***** DATA

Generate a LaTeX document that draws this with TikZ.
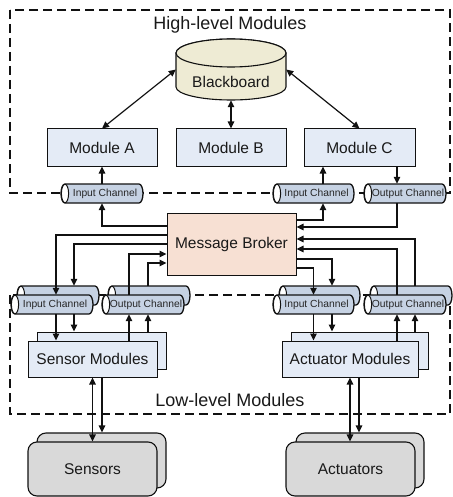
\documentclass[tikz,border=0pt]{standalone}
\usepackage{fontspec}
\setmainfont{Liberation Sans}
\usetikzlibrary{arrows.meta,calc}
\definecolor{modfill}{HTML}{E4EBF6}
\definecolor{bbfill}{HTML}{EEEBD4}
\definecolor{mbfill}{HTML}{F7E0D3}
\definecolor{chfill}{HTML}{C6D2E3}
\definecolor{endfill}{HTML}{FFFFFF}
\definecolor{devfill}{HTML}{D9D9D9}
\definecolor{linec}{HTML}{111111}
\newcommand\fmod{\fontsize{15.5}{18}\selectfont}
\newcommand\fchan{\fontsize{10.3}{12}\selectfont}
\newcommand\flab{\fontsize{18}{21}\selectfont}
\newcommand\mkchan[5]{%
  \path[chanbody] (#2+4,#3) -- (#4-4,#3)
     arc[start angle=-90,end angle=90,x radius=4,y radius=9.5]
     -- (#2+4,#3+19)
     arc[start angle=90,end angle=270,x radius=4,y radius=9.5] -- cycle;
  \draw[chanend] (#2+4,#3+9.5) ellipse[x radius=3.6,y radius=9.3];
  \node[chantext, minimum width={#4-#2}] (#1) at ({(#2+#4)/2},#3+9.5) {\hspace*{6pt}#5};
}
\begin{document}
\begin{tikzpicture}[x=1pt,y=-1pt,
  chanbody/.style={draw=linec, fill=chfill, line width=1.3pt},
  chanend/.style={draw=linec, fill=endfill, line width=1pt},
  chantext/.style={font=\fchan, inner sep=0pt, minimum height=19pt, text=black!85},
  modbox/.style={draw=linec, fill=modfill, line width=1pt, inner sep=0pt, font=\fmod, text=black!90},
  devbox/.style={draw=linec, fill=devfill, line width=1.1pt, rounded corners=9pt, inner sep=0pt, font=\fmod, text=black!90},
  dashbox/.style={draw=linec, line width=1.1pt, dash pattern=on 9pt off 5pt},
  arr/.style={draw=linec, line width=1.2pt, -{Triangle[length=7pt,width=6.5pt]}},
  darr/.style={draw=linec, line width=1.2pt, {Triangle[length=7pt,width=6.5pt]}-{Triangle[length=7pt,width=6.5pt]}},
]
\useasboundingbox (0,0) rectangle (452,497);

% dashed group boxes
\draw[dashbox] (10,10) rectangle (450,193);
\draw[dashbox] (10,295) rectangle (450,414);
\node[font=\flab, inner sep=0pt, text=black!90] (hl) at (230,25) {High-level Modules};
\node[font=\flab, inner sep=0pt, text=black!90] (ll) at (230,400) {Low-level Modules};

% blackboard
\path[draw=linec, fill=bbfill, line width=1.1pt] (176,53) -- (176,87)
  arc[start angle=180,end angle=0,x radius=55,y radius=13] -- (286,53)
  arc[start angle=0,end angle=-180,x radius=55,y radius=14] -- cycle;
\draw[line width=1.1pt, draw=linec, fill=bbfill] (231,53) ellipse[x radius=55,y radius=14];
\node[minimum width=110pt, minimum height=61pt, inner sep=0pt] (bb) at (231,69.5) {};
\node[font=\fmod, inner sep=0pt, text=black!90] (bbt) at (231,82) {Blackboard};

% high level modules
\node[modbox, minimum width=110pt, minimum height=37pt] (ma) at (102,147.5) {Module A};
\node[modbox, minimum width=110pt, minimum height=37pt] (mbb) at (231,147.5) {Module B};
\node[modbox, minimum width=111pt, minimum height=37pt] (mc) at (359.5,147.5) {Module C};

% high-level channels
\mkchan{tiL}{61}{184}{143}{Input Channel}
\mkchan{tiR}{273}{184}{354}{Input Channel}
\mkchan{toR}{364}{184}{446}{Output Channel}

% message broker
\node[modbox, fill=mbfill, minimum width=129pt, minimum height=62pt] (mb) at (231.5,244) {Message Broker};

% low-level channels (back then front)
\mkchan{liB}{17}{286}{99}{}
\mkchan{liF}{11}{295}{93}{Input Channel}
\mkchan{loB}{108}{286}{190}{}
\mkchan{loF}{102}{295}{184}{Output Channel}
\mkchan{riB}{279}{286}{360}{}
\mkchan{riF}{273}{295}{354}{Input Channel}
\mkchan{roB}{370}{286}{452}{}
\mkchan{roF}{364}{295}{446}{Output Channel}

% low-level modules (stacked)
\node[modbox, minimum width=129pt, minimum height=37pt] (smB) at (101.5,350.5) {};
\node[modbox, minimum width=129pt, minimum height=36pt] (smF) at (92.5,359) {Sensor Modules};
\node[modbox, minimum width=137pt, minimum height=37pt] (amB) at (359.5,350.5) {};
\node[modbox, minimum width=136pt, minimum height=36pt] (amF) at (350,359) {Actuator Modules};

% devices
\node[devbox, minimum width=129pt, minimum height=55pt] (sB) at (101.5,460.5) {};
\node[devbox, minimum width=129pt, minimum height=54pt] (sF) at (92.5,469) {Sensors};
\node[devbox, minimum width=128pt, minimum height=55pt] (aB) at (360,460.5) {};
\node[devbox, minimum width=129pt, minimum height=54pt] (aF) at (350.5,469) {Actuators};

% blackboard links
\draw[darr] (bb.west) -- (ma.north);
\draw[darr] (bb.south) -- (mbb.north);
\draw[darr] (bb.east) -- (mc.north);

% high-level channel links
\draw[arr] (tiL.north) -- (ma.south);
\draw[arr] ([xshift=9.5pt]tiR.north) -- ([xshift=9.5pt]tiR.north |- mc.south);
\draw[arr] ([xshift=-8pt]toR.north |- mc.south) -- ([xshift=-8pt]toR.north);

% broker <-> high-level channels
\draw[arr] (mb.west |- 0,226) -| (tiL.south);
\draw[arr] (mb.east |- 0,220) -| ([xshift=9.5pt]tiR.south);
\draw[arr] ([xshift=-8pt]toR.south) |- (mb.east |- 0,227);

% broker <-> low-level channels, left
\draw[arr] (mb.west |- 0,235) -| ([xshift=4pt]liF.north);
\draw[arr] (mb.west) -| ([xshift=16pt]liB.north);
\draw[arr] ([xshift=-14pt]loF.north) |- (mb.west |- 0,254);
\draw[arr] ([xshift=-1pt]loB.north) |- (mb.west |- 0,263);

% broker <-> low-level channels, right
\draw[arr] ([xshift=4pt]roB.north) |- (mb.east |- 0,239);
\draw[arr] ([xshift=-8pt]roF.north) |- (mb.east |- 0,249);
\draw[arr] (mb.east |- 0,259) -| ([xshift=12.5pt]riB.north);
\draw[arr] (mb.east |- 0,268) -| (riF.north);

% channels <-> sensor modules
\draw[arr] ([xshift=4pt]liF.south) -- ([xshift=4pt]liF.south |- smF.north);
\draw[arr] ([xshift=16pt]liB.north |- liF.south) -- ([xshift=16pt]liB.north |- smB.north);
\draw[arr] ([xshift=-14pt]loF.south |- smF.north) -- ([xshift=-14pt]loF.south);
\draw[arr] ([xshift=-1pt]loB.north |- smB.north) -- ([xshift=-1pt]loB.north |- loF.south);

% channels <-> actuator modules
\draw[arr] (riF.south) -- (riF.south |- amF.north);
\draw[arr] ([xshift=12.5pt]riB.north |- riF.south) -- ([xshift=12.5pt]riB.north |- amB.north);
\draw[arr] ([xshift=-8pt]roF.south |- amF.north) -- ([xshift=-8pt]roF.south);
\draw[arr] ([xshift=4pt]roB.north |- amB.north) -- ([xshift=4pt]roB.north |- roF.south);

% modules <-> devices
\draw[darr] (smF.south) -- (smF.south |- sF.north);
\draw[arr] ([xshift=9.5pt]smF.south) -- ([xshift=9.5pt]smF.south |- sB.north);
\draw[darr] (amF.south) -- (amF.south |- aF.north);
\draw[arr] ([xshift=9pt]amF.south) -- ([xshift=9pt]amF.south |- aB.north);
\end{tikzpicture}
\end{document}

**********

Copy the material exactly. Do not include the pictures.

Generate a LaTeX document that draws this with TikZ.
\documentclass[tikz,border=0pt]{standalone}
\usepackage{fontspec}
\setmainfont{Liberation Sans}
\usetikzlibrary{arrows.meta,calc}
\definecolor{modfill}{HTML}{E4EBF6}
\definecolor{bbfill}{HTML}{EEEBD4}
\definecolor{mbfill}{HTML}{F7E0D3}
\definecolor{chfill}{HTML}{C6D2E3}
\definecolor{endfill}{HTML}{FFFFFF}
\definecolor{devfill}{HTML}{D9D9D9}
\definecolor{linec}{HTML}{111111}
\newcommand\fmod{\fontsize{15.5}{18}\selectfont}
\newcommand\fchan{\fontsize{10.3}{12}\selectfont}
\newcommand\flab{\fontsize{18}{21}\selectfont}
\newcommand\mkchan[5]{%
  \path[chanbody] (#2+4,#3) -- (#4-4,#3)
     arc[start angle=-90,end angle=90,x radius=4,y radius=9.5]
     -- (#2+4,#3+19)
     arc[start angle=90,end angle=270,x radius=4,y radius=9.5] -- cycle;
  \draw[chanend] (#2+4,#3+9.5) ellipse[x radius=3.6,y radius=9.3];
  \node[chantext, minimum width={#4-#2}] (#1) at ({(#2+#4)/2},#3+9.5) {\hspace*{6pt}#5};
}
\begin{document}
\begin{tikzpicture}[x=1pt,y=-1pt,
  chanbody/.style={draw=linec, fill=chfill, line width=1.3pt},
  chanend/.style={draw=linec, fill=endfill, line width=1pt},
  chantext/.style={font=\fchan, inner sep=0pt, minimum height=19pt, text=black!85},
  modbox/.style={draw=linec, fill=modfill, line width=1pt, inner sep=0pt, font=\fmod, text=black!90},
  devbox/.style={draw=linec, fill=devfill, line width=1.1pt, rounded corners=9pt, inner sep=0pt, font=\fmod, text=black!90},
  dashbox/.style={draw=linec, line width=1.1pt, dash pattern=on 9pt off 5pt},
  arr/.style={draw=linec, line width=1.2pt, -{Triangle[length=7pt,width=6.5pt]}},
  darr/.style={draw=linec, line width=1.2pt, {Triangle[length=7pt,width=6.5pt]}-{Triangle[length=7pt,width=6.5pt]}},
]
\useasboundingbox (0,0) rectangle (452,497);

% dashed group boxes
\draw[dashbox] (10,10) rectangle (450,193);
\draw[dashbox] (10,295) rectangle (450,414);
\node[font=\flab, inner sep=0pt, text=black!90] (hl) at (230,25) {High-level Modules};
\node[font=\flab, inner sep=0pt, text=black!90] (ll) at (230,400) {Low-level Modules};

% blackboard
\path[draw=linec, fill=bbfill, line width=1.1pt] (176,53) -- (176,87)
  arc[start angle=180,end angle=0,x radius=55,y radius=13] -- (286,53)
  arc[start angle=0,end angle=-180,x radius=55,y radius=14] -- cycle;
\draw[line width=1.1pt, draw=linec, fill=bbfill] (231,53) ellipse[x radius=55,y radius=14];
\node[minimum width=110pt, minimum height=61pt, inner sep=0pt] (bb) at (231,69.5) {};
\node[font=\fmod, inner sep=0pt, text=black!90] (bbt) at (231,82) {Blackboard};

% high level modules
\node[modbox, minimum width=110pt, minimum height=37pt] (ma) at (102,147.5) {Module A};
\node[modbox, minimum width=110pt, minimum height=37pt] (mbb) at (231,147.5) {Module B};
\node[modbox, minimum width=111pt, minimum height=37pt] (mc) at (359.5,147.5) {Module C};

% high-level channels
\mkchan{tiL}{61}{184}{143}{Input Channel}
\mkchan{tiR}{273}{184}{354}{Input Channel}
\mkchan{toR}{364}{184}{446}{Output Channel}

% message broker
\node[modbox, fill=mbfill, minimum width=129pt, minimum height=62pt] (mb) at (231.5,244) {Message Broker};

% low-level channels (back then front)
\mkchan{liB}{17}{286}{99}{}
\mkchan{liF}{11}{295}{93}{Input Channel}
\mkchan{loB}{108}{286}{190}{}
\mkchan{loF}{102}{295}{184}{Output Channel}
\mkchan{riB}{279}{286}{360}{}
\mkchan{riF}{273}{295}{354}{Input Channel}
\mkchan{roB}{370}{286}{452}{}
\mkchan{roF}{364}{295}{446}{Output Channel}

% low-level modules (stacked)
\node[modbox, minimum width=129pt, minimum height=37pt] (smB) at (101.5,350.5) {};
\node[modbox, minimum width=129pt, minimum height=36pt] (smF) at (92.5,359) {Sensor Modules};
\node[modbox, minimum width=137pt, minimum height=37pt] (amB) at (359.5,350.5) {};
\node[modbox, minimum width=136pt, minimum height=36pt] (amF) at (350,359) {Actuator Modules};

% devices
\node[devbox, minimum width=129pt, minimum height=55pt] (sB) at (101.5,460.5) {};
\node[devbox, minimum width=129pt, minimum height=54pt] (sF) at (92.5,469) {Sensors};
\node[devbox, minimum width=128pt, minimum height=55pt] (aB) at (360,460.5) {};
\node[devbox, minimum width=129pt, minimum height=54pt] (aF) at (350.5,469) {Actuators};

% blackboard links
\draw[darr] (bb.west) -- (ma.north);
\draw[darr] (bb.south) -- (mbb.north);
\draw[darr] (bb.east) -- (mc.north);

% high-level channel links
\draw[arr] (tiL.north) -- (ma.south);
\draw[arr] ([xshift=9.5pt]tiR.north) -- ([xshift=9.5pt]tiR.north |- mc.south);
\draw[arr] ([xshift=-8pt]toR.north |- mc.south) -- ([xshift=-8pt]toR.north);

% broker <-> high-level channels
\draw[arr] (mb.west |- 0,226) -| (tiL.south);
\draw[arr] (mb.east |- 0,220) -| ([xshift=9.5pt]tiR.south);
\draw[arr] ([xshift=-8pt]toR.south) |- (mb.east |- 0,227);

% broker <-> low-level channels, left
\draw[arr] (mb.west |- 0,235) -| ([xshift=4pt]liF.north);
\draw[arr] (mb.west) -| ([xshift=16pt]liB.north);
\draw[arr] ([xshift=-14pt]loF.north) |- (mb.west |- 0,254);
\draw[arr] ([xshift=-1pt]loB.north) |- (mb.west |- 0,263);

% broker <-> low-level channels, right
\draw[arr] ([xshift=4pt]roB.north) |- (mb.east |- 0,239);
\draw[arr] ([xshift=-8pt]roF.north) |- (mb.east |- 0,249);
\draw[arr] (mb.east |- 0,259) -| ([xshift=12.5pt]riB.north);
\draw[arr] (mb.east |- 0,268) -| (riF.north);

% channels <-> sensor modules
\draw[arr] ([xshift=4pt]liF.south) -- ([xshift=4pt]liF.south |- smF.north);
\draw[arr] ([xshift=16pt]liB.north |- liF.south) -- ([xshift=16pt]liB.north |- smB.north);
\draw[arr] ([xshift=-14pt]loF.south |- smF.north) -- ([xshift=-14pt]loF.south);
\draw[arr] ([xshift=-1pt]loB.north |- smB.north) -- ([xshift=-1pt]loB.north |- loF.south);

% channels <-> actuator modules
\draw[arr] (riF.south) -- (riF.south |- amF.north);
\draw[arr] ([xshift=12.5pt]riB.north |- riF.south) -- ([xshift=12.5pt]riB.north |- amB.north);
\draw[arr] ([xshift=-8pt]roF.south |- amF.north) -- ([xshift=-8pt]roF.south);
\draw[arr] ([xshift=4pt]roB.north |- amB.north) -- ([xshift=4pt]roB.north |- roF.south);

% modules <-> devices
\draw[darr] (smF.south) -- (smF.south |- sF.north);
\draw[arr] ([xshift=9.5pt]smF.south) -- ([xshift=9.5pt]smF.south |- sB.north);
\draw[darr] (amF.south) -- (amF.south |- aF.north);
\draw[arr] ([xshift=9pt]amF.south) -- ([xshift=9pt]amF.south |- aB.north);
\end{tikzpicture}
\end{document}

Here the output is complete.